One thing I wasn't expecting was the number of times I got checked out in San Francisco.  Now I'm not blowing my own trumpet here (although I am immediately regretting the use of that phrase) but it's TRUE.  

Guys were always looking me over.  Maybe women get checked out all the time too.  My word, now that I think of it, maybe I check women out - I don't know - all I can say is that once I was on the receiving end I noticed it A LOT.  Caro spotted it too.  

It was quite good for my ego really, although I don't know whether I was being checked out in a good way or in a someone-has-let-himself-go way.  
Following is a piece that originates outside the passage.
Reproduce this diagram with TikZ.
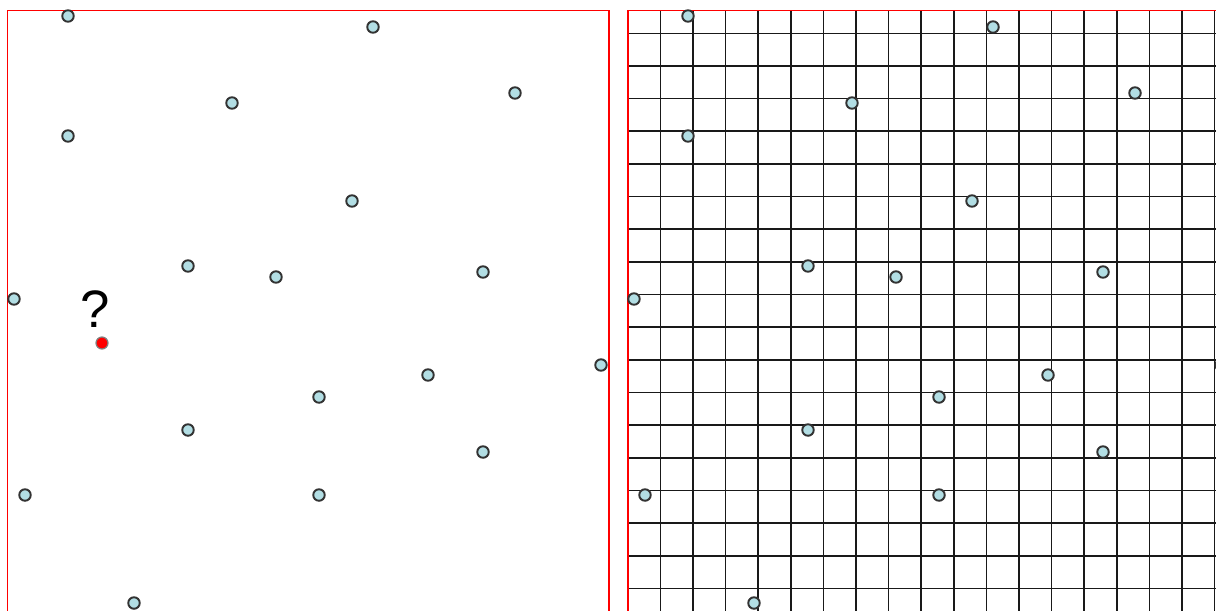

It may have been entirely due to my "I Fling Poo" t-shirt which was the object of great attention in San Francisco.  Small children pointed and laughed at me in the street.  More than usual.   One guy yelled across the street to me, "I FLING POO!  I FLING POOOOO!!!"
 
All I could think to say was, "Uh... thank you..."
 
The City looked great - but - and I say this with a heavy heart - San Francisco did not live up to my expectations.  I think it was because I had heard a great deal about the laid-back Californian charm of America's most liberal city and it just wasn't there.  

The vibe of San Francisco while I was there was tense, irritable and edgy.  This may have been due to the sheer number of panhandlers because they were everywhere.  I’ve never seen anything like it, and it is not like the UK does not have a homeless problem.

But San Francisco in the summer of 2001 seemed to be hosting a homeless convention.  There were about ten guys to a block, berating passers-by, waving empty cups at everyone and demanding spare change.  Caro came to grief from one guy who insisted that she should go and buy a sandwich for him.  When she told him where to get off, he told her she was a racist.

This is not something one says to a staunch Kiwi chick raised in a Maori neighbourhood.  He was Put Right, in no uncertain terms.  He may have learned one or two new sweary words, and if he ever did get that sandwich he probably could have stored it in that nice new arsehole Caro tore for him.

So despite our liberal credentials, and having sympathy for these guys, the out-of-control homelessness in San Francisco definitely put Caro and I on edge during our visit.  I don’t think we were the only ones to feel this way.  

My impression was of a whole city that was very ill-at-ease.  In nearly every shop, we encountered "attitude", by which I mean shitty service, not being served at all or being treated like a fucking idiot for not understanding that in THIS restaurant you go to the counter to be served before sitting down or vice bloody versa.